I was of course going to write all about Eric's spectacular experience playing drums at the Broward Center for the Performing Arts in Florida this weekend but I'm sitting here feeling very shocked and sad right now and unable to think straight.

'GONZO' JOURNALIST HUNTER S. THOMPSON DIES

Legendary US author Hunter S Thompson, a sharp-witted icon of the 1960s counter-culture, has died of a self-inflicted gunshot wound, police say.

The 67-year-old writer and journalist, best known for his 1972 book Fear and Loathing in Las Vegas, apparently shot himself at his home at Woody Creek, outside the ski resort of Aspen in the western US state of Colorado.

Thompson's son, Juan, released a family statement to the Aspen Daily News, saying: "Hunter prized his privacy and we ask that his friends and admirers respect that privacy as well as that of his family."

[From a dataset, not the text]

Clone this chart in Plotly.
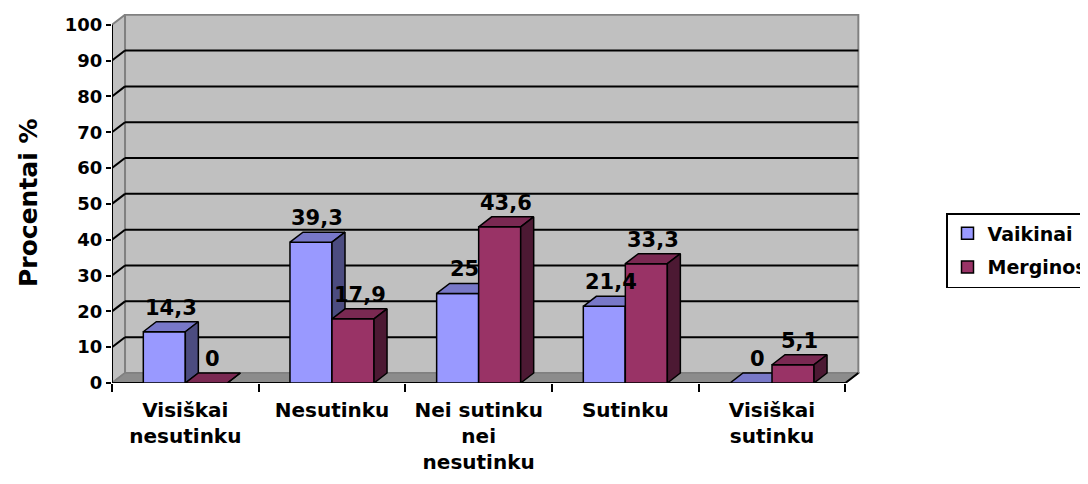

Thompson was considered by many to be one of the most important American authors of the 20th century.

The ever-rebellious Thompson was born in the southern state of Kentucky in July 1937 and frequently got into trouble with the law in his early years for drinking and vandalism, spending 60 days in jail on one occasion.

He was enlisted in the US Air Force in 1956 and managed to get assigned as a sports writer for the air base newspaper at Eglin Air Proving Ground in Florida.

But the unsettled youngster quickly became dissatisfied with the rigours of military routine and his high-jinks led to an honorable discharge after only a year in 1957.

He spent several years in Puerto Rico and South America working for various newspapers, mostly as a sports reporter.

In 1963, Thompson wed Sandy Conklin, a union that would last 18 years and produce one child, Juan. He also moved to Woody Creek, where he would spend most of the rest of his life.

Almost always writing in the first person, Thompson flirted with the border between fiction and fact and threw out any attempt at objectivity. His style became known as 'gonzo' journalism and made him a cult figure.

He shot to fame in 1966 after the publication of his book Hell's Angels, the story of his relationship with the then-feared motorcycle gang.

Thompson made his drug and alcohol-fueled antics and clashes with authority the central theme of his work, challenging the conventions of traditional journalism and creating a larger-than-life outlaw persona for himself along the way.

The book Fear and Loathing in Las Vegas is the apocryphal tale of a wild, drug-fuelled weekend spent in the desert gambling hub of Las Vegas by the protagonist Raoul Duke, a thinly disguised version of Thompson.

Thompson claimed at the time that the book and its tales of LSD use were accurate examples of gonzo journalism but later admitted that some of the events in it never took place.

But the stories of his heady experiences earned him a popular reputation as a wild-living, hard-drinking, LSD-crazed writer bent on self-destruction.

The book became the basis for a 1998 Hollywood adaptation, starring Johnny Depp as Thompson's alter-ego, Raoul Duke.

In 1970, Thompson ran for the office of Sheriff in Pitkin, Colorado, campaigning on the "Freak Power" ticket. He lost by a handful of votes.

His other works include Fear and Loathing on the Campaign Trail '72, a collection articles he wrote for Rolling Stone magazine while covering the election campaign of then-president Richard M Nixon.

Thompson became such an icon that cartoonist Garry Trudeau based the wild character of Duke in his "Doonesbury" comic strip on him.

Thompson is survived to his second wife, Anita Beymunk, whom he married two years ago, his son Juan and a grandson.